Damascus (Syria News) The United Nations Office for the Coordination of Humanitarian Affairs (OCHA) has issued a detailed report to review the most important humanitarian need in Syria for the year 2018, and the expected number of the affected people, Enab Baladi reported on Wednesday.
The report indicated that 13.1 million Syrian citizens need humanitarian aid, while 5.6 million of them are struggling to survive, due to the displacement, exposure to hostilities, and limited access to basic goods and services.
The ongoing clash is the main reason behind the need for humanitarian aid, the report explained. Several Syrians face a daily struggle to survive, it added.
The report also pointed out, “There are some 2.98 million people living in hard-to-reach areas, including 419,000 in UN-declared besieged areas. This entails a reduction of some 1.9 million people living in hard-to-reach areas over the last year.”
“Although there has been increased access to many areas in the northeast of Syria, the needs of people in UN-declared besieged and hard-to-reach areas continue to be exceptionally severe due to arbitrary restrictions on the freedom of movement of the civilian population; the inability to access basic commodities, services or humanitarian assistance; physical insecurity; and persistent challenges to deliver humanitarian assistance,” the report added.
At the same time, hostilities continued to fuel large-scale displacement in Syria, at an average rate of 6,550 displaced each day.
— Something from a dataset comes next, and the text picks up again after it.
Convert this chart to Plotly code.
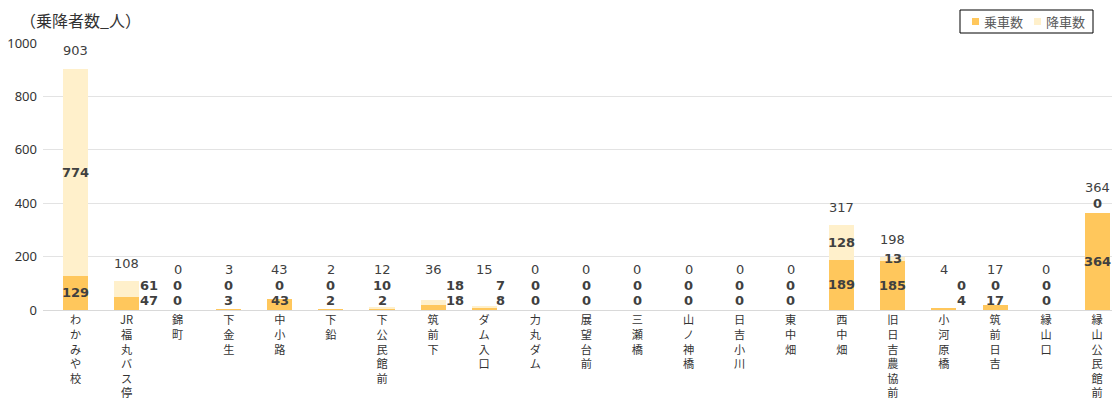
'''
    Stacked bar chart of passengers getting on / off at each bus stop.
'''

import plotly.graph_objects as go

STOPS = [
    'わかみや校', 'JR福丸バス停', '錦町', '下金生', '中小路', '下鉛', '下公民館前',
    '筑前下', 'ダム入口', '力丸ダム', '展望台前', '三瀬橋', '山ノ神橋', '日吉小川',
    '東中畑', '西中畑', '旧日吉農協前', '小河原橋', '筑前日吉', '縁山口', '縁山公民館前',
]
BOARDING = [129, 47, 0, 3, 43, 2, 2, 18, 8, 0, 0, 0, 0, 0, 0, 189, 185, 4, 17, 0, 364]
ALIGHTING = [774, 61, 0, 0, 0, 0, 10, 18, 7, 0, 0, 0, 0, 0, 0, 128, 13, 0, 0, 0, 0]
SERIES_NAMES = ['乗車数', '降車数']
Y_TICKS = [0, 200, 400, 600, 800, 1000]

WIDTH, HEIGHT = 1115, 403
MARGIN = dict(l=43, r=3, t=43, b=93, pad=0)
Y_MAX = 1000
PLOT_W = WIDTH - MARGIN['l'] - MARGIN['r']
PLOT_H = HEIGHT - MARGIN['t'] - MARGIN['b']
PX_PER_UNIT = PLOT_H / Y_MAX

COLORS = ['#FFC75C', '#FFF0CB']
TEXT_COLOR = '#404040'
NUM_FONT = 'DejaVu Sans'
JP_FONT = 'Noto Sans CJK JP'

# stops where the segment labels sit beside the bar (pixels to the right)
LABEL_SHIFT_X = {'JR福丸バス停': 22, '筑前下': 22, 'ダム入口': 16, '小河原橋': 18}


def px_x(x):
    '''Page pixel column -> paper x.'''
    return (x - MARGIN['l']) / PLOT_W


def px_y(y):
    '''Page pixel row -> paper y.'''
    return 1 - (y - MARGIN['t']) / PLOT_H


def vertical(name):
    '''
        Stacks the characters of a stop name one per line.
    '''
    if name.startswith('JR'):
        chars = ['JR'] + list(name[2:])
    else:
        chars = list(name)
    return '<br>'.join(chars)


def label_offsets(b, a):
    '''
        Heights (in pixels above the axis) of the boarding, alighting
        and total labels, so that small bars keep readable labels.
    '''
    b_px = b * PX_PER_UNIT
    a_px = a * PX_PER_UNIT
    top_px = b_px + a_px
    board = max(b_px / 2, 10)
    if a == 0:
        alight = max(top_px + 9, board + 15)
    else:
        alight = max(b_px + a_px / 2, board + 15)
    total = max(top_px + 18, alight + 16)
    return board, alight, total


fig = go.Figure()

for name, values, color in zip(SERIES_NAMES, (BOARDING, ALIGHTING), COLORS):
    fig.add_trace(go.Bar(
        x=STOPS, y=values, name=name,
        marker=dict(color=color, line=dict(width=0)),
        width=0.49, hoverinfo='skip',
    ))

annotations = []
for stop, b, a in zip(STOPS, BOARDING, ALIGHTING):
    board, alight, total = label_offsets(b, a)
    shift = LABEL_SHIFT_X.get(stop, 0)
    for value, px, dx, bold in (
        (b, board, shift, True),
        (a, alight, shift, True),
        (b + a, total, 0, False),
    ):
        annotations.append(dict(
            x=stop, y=px / PX_PER_UNIT, xref='x', yref='y',
            text=f'<b>{value}</b>' if bold else str(value),
            showarrow=False, xanchor='center', yanchor='middle',
            xshift=dx,
            font=dict(family=NUM_FONT, size=13, color=TEXT_COLOR),
        ))

# axis title drawn at the top-left corner
annotations.append(dict(
    text='（乗降者数_人）',
    xref='paper', yref='paper',
    x=px_x(18), y=px_y(20),
    xanchor='left', yanchor='middle', showarrow=False,
    font=dict(family=JP_FONT, size=16, color='#333333'),
))

# compact boxed legend like the original (plotly's own legend is too wide)
shapes = [dict(
    type='rect', xref='paper', yref='paper',
    x0=px_x(960), x1=px_x(1093), y0=px_y(33), y1=px_y(10),
    line=dict(color='black', width=1), fillcolor='white', layer='above',
)]
for name, color, left in zip(SERIES_NAMES, COLORS, (972, 1034)):
    shapes.append(dict(
        type='rect', xref='paper', yref='paper',
        x0=px_x(left), x1=px_x(left + 7), y0=px_y(25), y1=px_y(18),
        line=dict(width=0), fillcolor=color, layer='above',
    ))
    annotations.append(dict(
        text=name, xref='paper', yref='paper',
        x=px_x(left + 10), y=px_y(21.5),
        xanchor='left', yanchor='middle', showarrow=False,
        font=dict(family=JP_FONT, size=13, color='#595959'),
    ))

fig.update_layout(
    width=WIDTH, height=HEIGHT,
    margin=MARGIN,
    barmode='stack',
    bargap=0,
    plot_bgcolor='white',
    paper_bgcolor='white',
    annotations=annotations,
    shapes=shapes,
    showlegend=False,
    xaxis=dict(
        tickmode='array',
        tickvals=STOPS,
        ticktext=[vertical(s) for s in STOPS],
        range=[-0.636, 20.29],
        showline=True, linecolor='#D9D9D9', linewidth=1,
        showgrid=False, ticks='',
        tickangle=0,
        tickfont=dict(family=JP_FONT, size=11.2, color='#333333'),
        automargin=False,
        fixedrange=True,
    ),
    yaxis=dict(
        range=[0, Y_MAX],
        tickvals=Y_TICKS,
        showgrid=True, gridcolor='#E3E3E3', gridwidth=1,
        zeroline=False, showline=False, ticks='',
        ticklabelstandoff=5,
        tickfont=dict(family='Noto Sans', size=13, color='#333333'),
        automargin=False,
        fixedrange=True,
    ),
)

# the page body has a default 8px margin; drop it so the figure fills the window
fig.write_html(
    'out.html',
    config={'displayModeBar': False},
    post_script="document.body.style.margin='0';",
)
Those people newly displaced as well as some 750,000 people living in last resort sites face particularly acute needs due to a convergence of humanitarian risk factors. Similar levels of exposure to protection risks and challenges in accessing basic services are also faced by overburdened communities, spontaneous returnees and people living in areas with high intensity conflict, with millions across Syria affected.
Civilians in Syria continue to face an ongoing protection crisis. Amid active hostilities in many parts of the country, humanitarian actors remain concerned by the high levels of civilian casualties that continue to be reported and point to violations of international humanitarian law (IHL) and international human rights law (IHRL), including the prohibition on launching indiscriminate attacks and of the principles of proportionality and precaution.